Extract word for word the lines of the listing from its start to the line holding "minimum width=2.54cm, below=0pt", both ends kept; pictures are not part of the copy.
═════ Information supplied
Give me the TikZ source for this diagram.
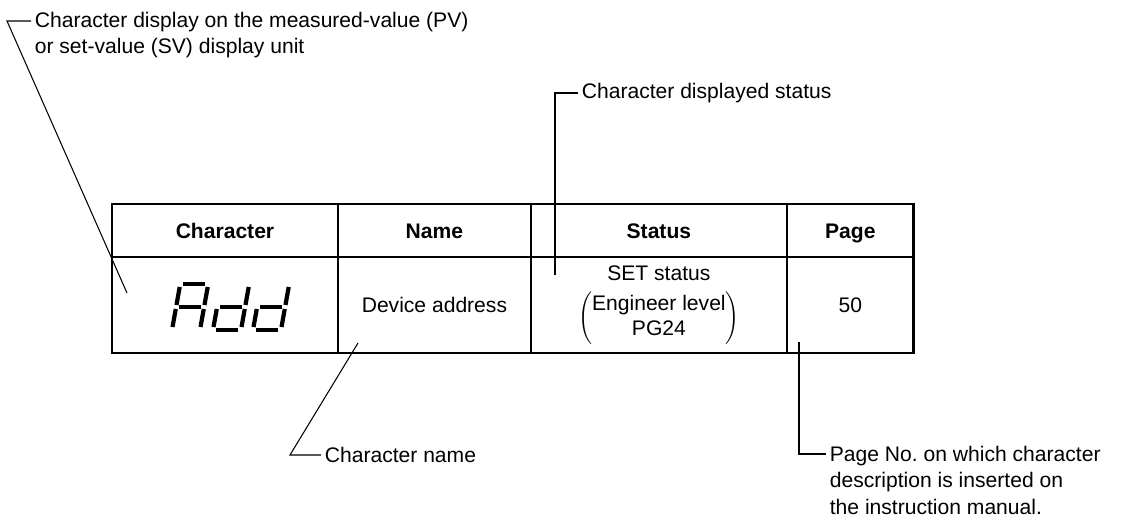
\documentclass[tikz,border=0pt]{standalone}
\usepackage{fontspec}
\setmainfont{Liberation Sans}
\usetikzlibrary{positioning, calc}
\tikzset{
	cell/.style = {draw, line width=1pt, inner sep=0pt, outer sep=0pt, align=center},
	headcell/.style = {cell, minimum height=1.06cm, font=\fontsize{12}{14}\selectfont\bfseries, text height=8.6pt, text depth=0pt},
	bodycell/.style = {cell, minimum height=1.92cm, font=\fontsize{12}{15}\selectfont},
	lbl/.style = {font=\fontsize{12}{15}\selectfont, align=left, inner xsep=2pt, inner ysep=0pt},
	leader/.style = {line width=0.6pt},
	seg/.style = {line width=2.4pt}
}
% one slanted 7-segment glyph: 0=a 1=b 2=c 3=d 4=e 5=f 6=g
\newcommand{\segdigit}[2]{%
	\begin{scope}[shift={#1}, xslant=0.18]
		\foreach \s in {#2}{%
			\ifcase\s
				\draw[seg] (3,-46) -- (25,-46);
			\or \draw[seg] (28,-43) -- (28,-25);
			\or \draw[seg] (28,-21) -- (28,-3);
			\or \draw[seg] (3,0) -- (25,0);
			\or \draw[seg] (0,-3) -- (0,-21);
			\or \draw[seg] (0,-25) -- (0,-43);
			\or \draw[seg] (3,-23) -- (25,-23);
			\fi}
	\end{scope}}

\begin{document}
\begin{tikzpicture}[x=0.02cm, y=-0.02cm]
	\useasboundingbox (0,0) rectangle (1140,522);

	% header row
	\node[headcell, minimum width=4.52cm, anchor=north west] (hChar) at (112,204) {Character};
	\node[headcell, minimum width=3.86cm, right=0pt of hChar] (hName) {Name};
	\node[headcell, minimum width=5.12cm, right=0pt of hName] (hStat) {Status};
	\node[headcell, minimum width=2.54cm, right=0pt of hStat] (hPage) {Page};

	% body row
	\node[bodycell, minimum width=4.52cm, below=0pt of hChar] (bChar) {};
	\node[bodycell, minimum width=3.86cm, below=0pt of hName] (bName) {Device address};
	\node[bodycell, minimum width=5.12cm, below=0pt of hStat] (bStat)
		{SET status\\[5pt]$\left(\begin{tabular}{@{}c@{}}Engineer level\\[-1pt]PG24\end{tabular}\right)$};
	\node[bodycell, minimum width=2.54cm, below=0pt of hPage] (bPage) {50};

	\draw[line width=1.6pt] (hChar.north west) rectangle (bPage.south east);
	\draw[line width=1.4pt] (hChar.south west) -- (hPage.south east);

	% Add on the display
	\segdigit{($(bChar.center)+(-53,25)$)}{0,1,2,4,5,6}
	\segdigit{($(bChar.center)+(-12,25)$)}{1,2,3,4,6}
	\segdigit{($(bChar.center)+(28,25)$)}{1,2,3,4,6}

	% labels
	\node[lbl, anchor=north west] (lblDisp) at (31,12)
		{Character display on the measured-value (PV)\\or set-value (SV) display unit};
	\node[lbl, anchor=west] (lblStat) at (578,93) {Character displayed status};
	\node[lbl, anchor=west] (lblName) at (321,455) {Character name};
	\node[lbl, anchor=north west] (lblPage) at (826,446)
		{Page No.\ on which character\\description is inserted on\\the instruction manual.};

	\coordinate (dispBend) at (7,21);
	\coordinate (dispTip) at (127,293);
	\coordinate (statBend) at (555,93);
	\coordinate (statTip) at (555,275);
	\coordinate (nameBend) at (290,455);
	\coordinate (nameTip) at (358,343);
	\coordinate (pageBend) at (799,454);
	\coordinate (pageTip) at (799,342);

	% leaders
	\draw[leader] ($(lblDisp.north west)+(0,9)$) -- (dispBend) -- (dispTip);
	\draw[leader] (lblStat.west) -- (statBend) -- (statTip);
	\draw[leader] (lblName.west) -- (nameBend) -- (nameTip);
	\draw[leader] ($(lblPage.north west)+(0,8)$) -- (pageBend) -- (pageTip);
\end{tikzpicture}
\end{document}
══════════
Exercise solution
Give me the TikZ source for this diagram.
\documentclass[tikz,border=0pt]{standalone}
\usepackage{fontspec}
\setmainfont{Liberation Sans}
\usetikzlibrary{positioning, calc}
\tikzset{
	cell/.style = {draw, line width=1pt, inner sep=0pt, outer sep=0pt, align=center},
	headcell/.style = {cell, minimum height=1.06cm, font=\fontsize{12}{14}\selectfont\bfseries, text height=8.6pt, text depth=0pt},
	bodycell/.style = {cell, minimum height=1.92cm, font=\fontsize{12}{15}\selectfont},
	lbl/.style = {font=\fontsize{12}{15}\selectfont, align=left, inner xsep=2pt, inner ysep=0pt},
	leader/.style = {line width=0.6pt},
	seg/.style = {line width=2.4pt}
}
% one slanted 7-segment glyph: 0=a 1=b 2=c 3=d 4=e 5=f 6=g
\newcommand{\segdigit}[2]{%
	\begin{scope}[shift={#1}, xslant=0.18]
		\foreach \s in {#2}{%
			\ifcase\s
				\draw[seg] (3,-46) -- (25,-46);
			\or \draw[seg] (28,-43) -- (28,-25);
			\or \draw[seg] (28,-21) -- (28,-3);
			\or \draw[seg] (3,0) -- (25,0);
			\or \draw[seg] (0,-3) -- (0,-21);
			\or \draw[seg] (0,-25) -- (0,-43);
			\or \draw[seg] (3,-23) -- (25,-23);
			\fi}
	\end{scope}}

\begin{document}
\begin{tikzpicture}[x=0.02cm, y=-0.02cm]
	\useasboundingbox (0,0) rectangle (1140,522);

	% header row
	\node[headcell, minimum width=4.52cm, anchor=north west] (hChar) at (112,204) {Character};
	\node[headcell, minimum width=3.86cm, right=0pt of hChar] (hName) {Name};
	\node[headcell, minimum width=5.12cm, right=0pt of hName] (hStat) {Status};
	\node[headcell, minimum width=2.54cm, right=0pt of hStat] (hPage) {Page};

	% body row
	\node[bodycell, minimum width=4.52cm, below=0pt of hChar] (bChar) {};
	\node[bodycell, minimum width=3.86cm, below=0pt of hName] (bName) {Device address};
	\node[bodycell, minimum width=5.12cm, below=0pt of hStat] (bStat)
		{SET status\\[5pt]$\left(\begin{tabular}{@{}c@{}}Engineer level\\[-1pt]PG24\end{tabular}\right)$};
	\node[bodycell, minimum width=2.54cm, below=0pt of hPage] (bPage) {50};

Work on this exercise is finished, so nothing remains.